**Exercise**
Count every line below in which "this" occurs, then give only the count.

**Task input**
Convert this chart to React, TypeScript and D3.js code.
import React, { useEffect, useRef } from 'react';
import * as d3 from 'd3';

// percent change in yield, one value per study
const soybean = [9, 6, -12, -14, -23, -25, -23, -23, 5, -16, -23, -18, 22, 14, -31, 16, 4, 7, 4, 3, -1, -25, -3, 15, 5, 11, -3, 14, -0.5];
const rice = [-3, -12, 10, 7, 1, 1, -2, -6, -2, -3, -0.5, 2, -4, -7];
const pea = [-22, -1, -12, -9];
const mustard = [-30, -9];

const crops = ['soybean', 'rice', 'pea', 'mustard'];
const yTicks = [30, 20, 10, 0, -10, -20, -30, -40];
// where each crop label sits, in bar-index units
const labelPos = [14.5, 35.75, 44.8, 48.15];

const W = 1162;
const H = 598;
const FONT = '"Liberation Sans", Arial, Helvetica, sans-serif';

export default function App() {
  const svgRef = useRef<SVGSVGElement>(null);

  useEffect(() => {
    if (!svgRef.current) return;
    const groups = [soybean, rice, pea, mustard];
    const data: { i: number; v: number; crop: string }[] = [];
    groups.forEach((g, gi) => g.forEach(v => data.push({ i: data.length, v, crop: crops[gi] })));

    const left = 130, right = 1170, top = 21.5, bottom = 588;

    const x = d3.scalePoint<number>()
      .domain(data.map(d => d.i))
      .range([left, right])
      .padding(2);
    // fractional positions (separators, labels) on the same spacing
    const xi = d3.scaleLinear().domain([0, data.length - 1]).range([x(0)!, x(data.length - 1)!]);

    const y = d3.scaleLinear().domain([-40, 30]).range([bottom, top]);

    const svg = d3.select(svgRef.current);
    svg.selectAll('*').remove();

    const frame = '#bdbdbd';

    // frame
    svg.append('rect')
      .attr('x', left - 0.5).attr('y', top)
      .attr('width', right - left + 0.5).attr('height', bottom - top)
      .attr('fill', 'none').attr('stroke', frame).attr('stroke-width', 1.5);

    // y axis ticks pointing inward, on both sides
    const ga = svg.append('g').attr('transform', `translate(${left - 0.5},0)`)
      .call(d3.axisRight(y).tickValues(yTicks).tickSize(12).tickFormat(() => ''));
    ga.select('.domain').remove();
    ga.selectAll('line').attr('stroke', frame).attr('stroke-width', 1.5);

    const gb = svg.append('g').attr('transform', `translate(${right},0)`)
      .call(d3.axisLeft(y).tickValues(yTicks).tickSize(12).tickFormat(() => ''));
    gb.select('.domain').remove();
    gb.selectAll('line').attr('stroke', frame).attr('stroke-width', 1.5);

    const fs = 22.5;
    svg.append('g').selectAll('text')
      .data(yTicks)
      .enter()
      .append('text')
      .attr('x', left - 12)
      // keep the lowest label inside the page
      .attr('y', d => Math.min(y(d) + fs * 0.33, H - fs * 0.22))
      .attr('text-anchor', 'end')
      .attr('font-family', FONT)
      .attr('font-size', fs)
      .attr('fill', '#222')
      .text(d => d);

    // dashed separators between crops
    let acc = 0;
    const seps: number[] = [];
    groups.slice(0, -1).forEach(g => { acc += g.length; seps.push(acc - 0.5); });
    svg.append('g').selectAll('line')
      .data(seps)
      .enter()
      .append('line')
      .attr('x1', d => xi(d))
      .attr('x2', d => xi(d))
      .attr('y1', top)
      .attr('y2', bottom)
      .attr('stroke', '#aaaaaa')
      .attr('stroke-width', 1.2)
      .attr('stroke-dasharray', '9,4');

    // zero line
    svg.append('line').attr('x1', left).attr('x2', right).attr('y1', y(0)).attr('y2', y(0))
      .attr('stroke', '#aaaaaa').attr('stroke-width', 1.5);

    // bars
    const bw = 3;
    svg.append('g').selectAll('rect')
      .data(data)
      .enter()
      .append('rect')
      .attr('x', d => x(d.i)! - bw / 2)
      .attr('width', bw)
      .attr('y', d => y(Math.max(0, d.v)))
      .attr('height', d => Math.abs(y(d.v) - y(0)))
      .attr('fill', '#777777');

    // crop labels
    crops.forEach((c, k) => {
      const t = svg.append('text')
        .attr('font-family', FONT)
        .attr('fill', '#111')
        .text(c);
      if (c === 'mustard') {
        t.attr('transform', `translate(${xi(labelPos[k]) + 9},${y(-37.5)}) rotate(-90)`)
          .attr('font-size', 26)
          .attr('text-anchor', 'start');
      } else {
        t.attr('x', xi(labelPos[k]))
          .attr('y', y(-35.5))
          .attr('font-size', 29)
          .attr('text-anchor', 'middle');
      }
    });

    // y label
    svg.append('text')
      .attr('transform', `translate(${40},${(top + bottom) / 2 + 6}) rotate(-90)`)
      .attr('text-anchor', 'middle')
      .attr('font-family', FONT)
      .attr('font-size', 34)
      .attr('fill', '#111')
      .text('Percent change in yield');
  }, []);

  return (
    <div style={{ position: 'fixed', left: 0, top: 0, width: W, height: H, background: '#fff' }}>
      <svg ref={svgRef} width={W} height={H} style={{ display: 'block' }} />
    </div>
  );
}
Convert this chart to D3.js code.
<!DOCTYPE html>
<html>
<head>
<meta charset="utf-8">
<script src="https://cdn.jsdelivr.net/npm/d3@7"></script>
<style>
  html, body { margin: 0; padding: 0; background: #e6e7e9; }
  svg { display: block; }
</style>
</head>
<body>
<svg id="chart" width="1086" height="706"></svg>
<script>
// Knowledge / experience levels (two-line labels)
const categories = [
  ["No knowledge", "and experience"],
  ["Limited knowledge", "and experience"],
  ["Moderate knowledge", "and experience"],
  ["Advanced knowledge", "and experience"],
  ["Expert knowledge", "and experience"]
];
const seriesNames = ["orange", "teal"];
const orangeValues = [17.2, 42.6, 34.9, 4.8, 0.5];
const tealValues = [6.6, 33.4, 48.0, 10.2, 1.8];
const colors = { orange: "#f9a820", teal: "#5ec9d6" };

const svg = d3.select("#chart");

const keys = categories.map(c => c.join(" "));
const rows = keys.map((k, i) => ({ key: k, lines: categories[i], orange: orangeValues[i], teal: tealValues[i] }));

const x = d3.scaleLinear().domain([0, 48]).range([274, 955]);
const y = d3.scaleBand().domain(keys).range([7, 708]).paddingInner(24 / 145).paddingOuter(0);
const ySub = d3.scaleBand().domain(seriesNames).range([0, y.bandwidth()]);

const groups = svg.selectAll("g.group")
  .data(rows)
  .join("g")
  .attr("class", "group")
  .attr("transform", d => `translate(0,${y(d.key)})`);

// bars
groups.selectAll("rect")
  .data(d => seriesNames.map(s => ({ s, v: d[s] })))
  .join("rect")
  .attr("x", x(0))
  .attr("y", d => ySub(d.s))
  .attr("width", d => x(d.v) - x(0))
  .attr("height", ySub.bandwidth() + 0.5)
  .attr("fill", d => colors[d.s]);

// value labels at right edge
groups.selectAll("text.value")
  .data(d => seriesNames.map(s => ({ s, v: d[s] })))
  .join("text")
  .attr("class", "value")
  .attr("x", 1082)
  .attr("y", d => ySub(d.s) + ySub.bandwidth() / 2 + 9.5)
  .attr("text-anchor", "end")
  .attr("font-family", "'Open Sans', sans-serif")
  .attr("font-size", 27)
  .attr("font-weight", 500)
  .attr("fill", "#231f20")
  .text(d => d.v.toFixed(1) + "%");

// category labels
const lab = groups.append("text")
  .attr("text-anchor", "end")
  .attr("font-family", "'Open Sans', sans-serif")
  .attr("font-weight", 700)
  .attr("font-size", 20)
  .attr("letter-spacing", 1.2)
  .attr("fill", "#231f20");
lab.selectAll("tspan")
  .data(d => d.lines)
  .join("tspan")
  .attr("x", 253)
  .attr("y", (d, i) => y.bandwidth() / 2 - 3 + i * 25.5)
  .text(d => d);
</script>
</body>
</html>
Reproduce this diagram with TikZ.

**Worked solution**
3